Given data:

___

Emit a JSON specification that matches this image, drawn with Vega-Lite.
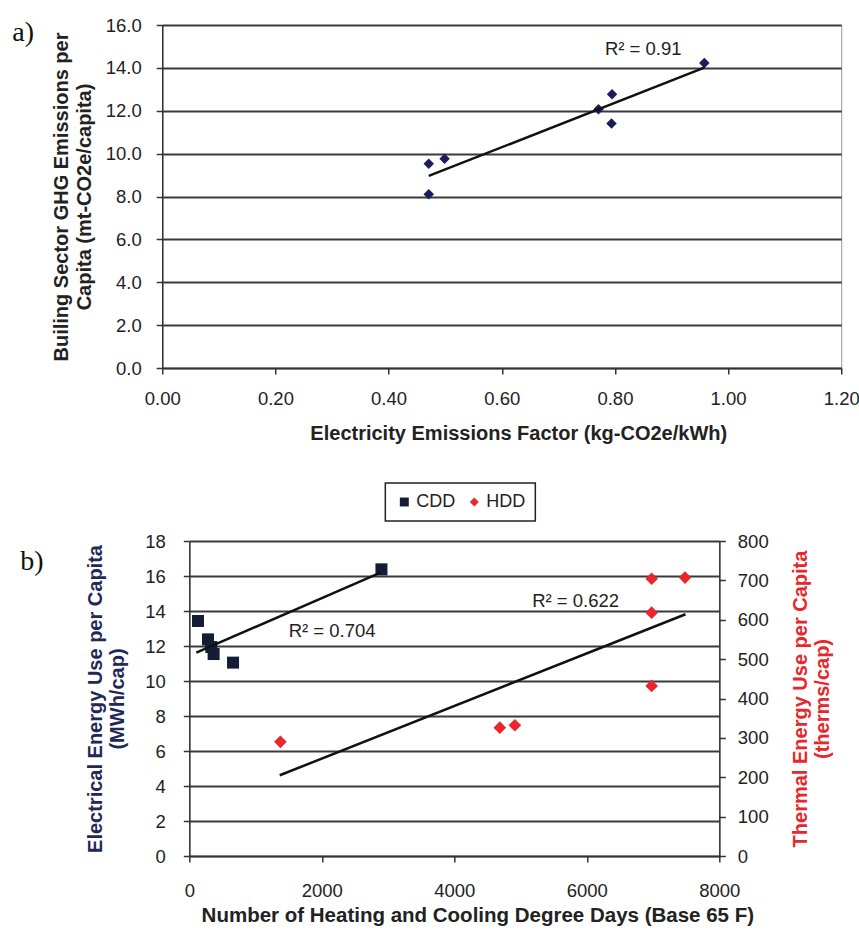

___

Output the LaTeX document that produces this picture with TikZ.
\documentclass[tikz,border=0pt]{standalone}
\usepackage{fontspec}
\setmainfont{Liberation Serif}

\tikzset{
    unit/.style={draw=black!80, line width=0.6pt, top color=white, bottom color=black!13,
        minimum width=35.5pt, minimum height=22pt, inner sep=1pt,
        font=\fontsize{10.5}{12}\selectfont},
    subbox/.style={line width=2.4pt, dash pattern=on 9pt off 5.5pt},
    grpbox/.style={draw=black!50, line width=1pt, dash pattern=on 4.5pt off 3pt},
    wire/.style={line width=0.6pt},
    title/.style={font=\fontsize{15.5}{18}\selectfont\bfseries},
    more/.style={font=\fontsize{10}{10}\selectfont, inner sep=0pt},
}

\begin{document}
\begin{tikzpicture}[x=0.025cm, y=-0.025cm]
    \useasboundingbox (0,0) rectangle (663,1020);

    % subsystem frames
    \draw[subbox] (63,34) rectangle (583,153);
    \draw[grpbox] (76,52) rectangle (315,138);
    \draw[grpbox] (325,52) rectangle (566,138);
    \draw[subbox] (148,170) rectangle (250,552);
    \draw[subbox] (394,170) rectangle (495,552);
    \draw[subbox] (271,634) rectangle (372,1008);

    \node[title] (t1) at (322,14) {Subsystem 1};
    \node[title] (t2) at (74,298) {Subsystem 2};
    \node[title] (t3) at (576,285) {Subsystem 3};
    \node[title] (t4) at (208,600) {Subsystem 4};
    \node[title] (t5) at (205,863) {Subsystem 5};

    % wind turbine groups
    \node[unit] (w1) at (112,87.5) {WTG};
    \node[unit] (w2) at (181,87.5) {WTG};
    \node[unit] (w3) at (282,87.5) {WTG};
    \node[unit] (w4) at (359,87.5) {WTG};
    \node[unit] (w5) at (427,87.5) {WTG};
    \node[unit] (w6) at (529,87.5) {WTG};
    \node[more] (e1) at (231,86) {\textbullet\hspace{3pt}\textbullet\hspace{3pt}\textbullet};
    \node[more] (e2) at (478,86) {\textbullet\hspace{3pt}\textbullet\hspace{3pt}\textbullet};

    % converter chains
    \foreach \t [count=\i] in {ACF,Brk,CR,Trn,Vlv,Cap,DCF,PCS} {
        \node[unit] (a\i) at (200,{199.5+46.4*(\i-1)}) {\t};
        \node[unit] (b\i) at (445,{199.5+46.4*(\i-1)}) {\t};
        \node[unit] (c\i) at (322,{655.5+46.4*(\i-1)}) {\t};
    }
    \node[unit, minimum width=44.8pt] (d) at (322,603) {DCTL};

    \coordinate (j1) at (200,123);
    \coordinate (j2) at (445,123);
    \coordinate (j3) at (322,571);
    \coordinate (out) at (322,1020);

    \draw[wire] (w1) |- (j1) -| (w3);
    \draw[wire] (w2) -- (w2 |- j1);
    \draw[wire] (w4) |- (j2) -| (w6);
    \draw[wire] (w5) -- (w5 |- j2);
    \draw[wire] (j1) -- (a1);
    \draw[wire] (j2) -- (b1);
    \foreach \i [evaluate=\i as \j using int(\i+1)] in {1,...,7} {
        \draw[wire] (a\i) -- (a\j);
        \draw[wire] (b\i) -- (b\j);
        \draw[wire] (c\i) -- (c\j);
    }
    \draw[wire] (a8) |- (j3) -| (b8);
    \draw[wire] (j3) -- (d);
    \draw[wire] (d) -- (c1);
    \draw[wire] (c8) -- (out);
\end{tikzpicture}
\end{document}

___

Wherever a line in the data above holds "this", copy that line.

The answer:
Emit a JSON specification that matches this image, drawn with Vega-Lite.
Output the LaTeX document that produces this picture with TikZ.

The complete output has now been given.